2020/11/4、マルチビタミン、マルチミネラルサプリメントの使用と自己報告健康感、臨床的に測定可能なベネフィットについて調べた研究「Self-reported health without clinically measurable benefits among adult users of multivitamin and multimineral supplements: a cross-sectional study」の要旨をまとめました。

2020/11/4、マルチビタミン、マルチミネラルサプリメントの使用と自己報告健康感、臨床的に測定可能なベネフィットについて調べた研究「Self-reported health without clinically measurable benefits among adult users of multivitamin and multimineral supplements: a cross-sectional study」の要旨をまとめました。複数の臨床試験において、一般成人集団における毎日のマルチビタミン、マルチビタミン(multivitamin and multimineral: MVM)摂取の臨床的に測定可能な健康ベネフィットの特定は失敗に終わっています。マルチビタミンミネラルの使用を理解することは、効果的な栄養の実践、公衆衛生教育において、目安となります。アメリカにて、健康調査を使用、大規模、全国代表集団、無作為集団、マルチビタミンミネラル使用、非使用、自己報告健康感と、臨床的に測定可能な健康転帰を比較しました。
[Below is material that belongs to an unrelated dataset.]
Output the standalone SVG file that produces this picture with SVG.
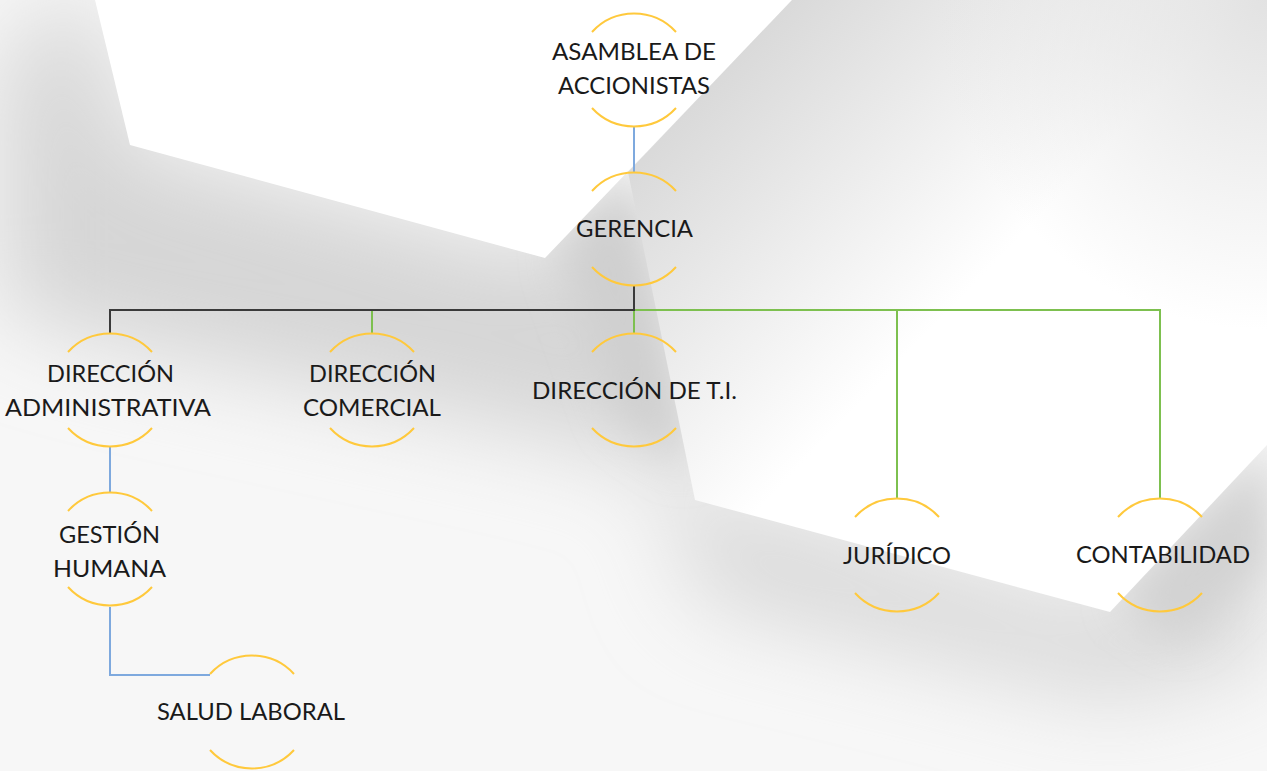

マルチビタミンミネラル摂取の有用性、自己報告による全般的な健康感(self-reported overall health)、臨床的に測定可能な健康転帰(clinically measurable health outcomes)、断面横断解析を実施しました。2012年の全国健康問診調査21603例からマルチビタミンミネラル使用群、非使用群を対象に、主要評価項目、副次評価項目は、5項目の心理的、身体的、機能的健康転帰として、自己評価健康状態、介助必要度、10項目の慢性疾患の既往、過去12ヶ月間の健康状態19項目、非特異的心理的苦痛測定「Kessler 6-Item Psychological Distress Scale」としました。結果、マルチビタミンミネラ使用群4933例、非使用軍16670例において、マルチビタミンミネラル使用群は、非使用群と比べて、全般的な健康感(overall health)は自己報告で30%良好(adjusted OR 1.31; 95% CI 1.17 to 1.46; false discovery rate adjusted p<0.001)でした。10項目の慢性疾患の既往、現在の健康状態数、K6 Scaleによる現在の心理的苦痛の重症度、日常生活介助の必要率の差、マルチビタミンビタミン使用群、非使用群において差を認めませんでした。性別、教育、人種による層別化後においても差を認めませんでした。マルチビタミンミネラルの使用群は自己報告によると全般的な健康感が良好でしたが、臨床的に測定可能な健康転帰は差を認めませんでした。本結果、マルチビタミンミネラルの広範囲な使用は、マルチビタミンミネラルの使用は良い健康転帰につながるかも知れないという個人のポジティブな期待値、マルチビタミンミネラル使用者は本質的に自身の健康についてポジティブな展望を持っているのではないかという自己選択バイアスの結果によるものである可能性を示唆しています。詳しくは論文をご覧ください。
https://pubmed.ncbi.nlm.nih.gov/33148746
マルチビタミン、マルチミネラルのサプリメントの摂取は、健康になった気がするというだけで、本当に気がするだけだったというアメリカの論文です。もう少し正確に言うと、self-reported overall healthは差があったものの、clinically measurable health outcomesには差を認めなかったという報告です。痛いニュースでも記事になっていました。
「【悲報】「マルチビタミン」のサプリメント、効果無しと判明」
http://blog.livedoor.jp/dqnplus/archives/2004318.html
ざっと見た感じ、まあ、そうだよね、という反応が多い印象です。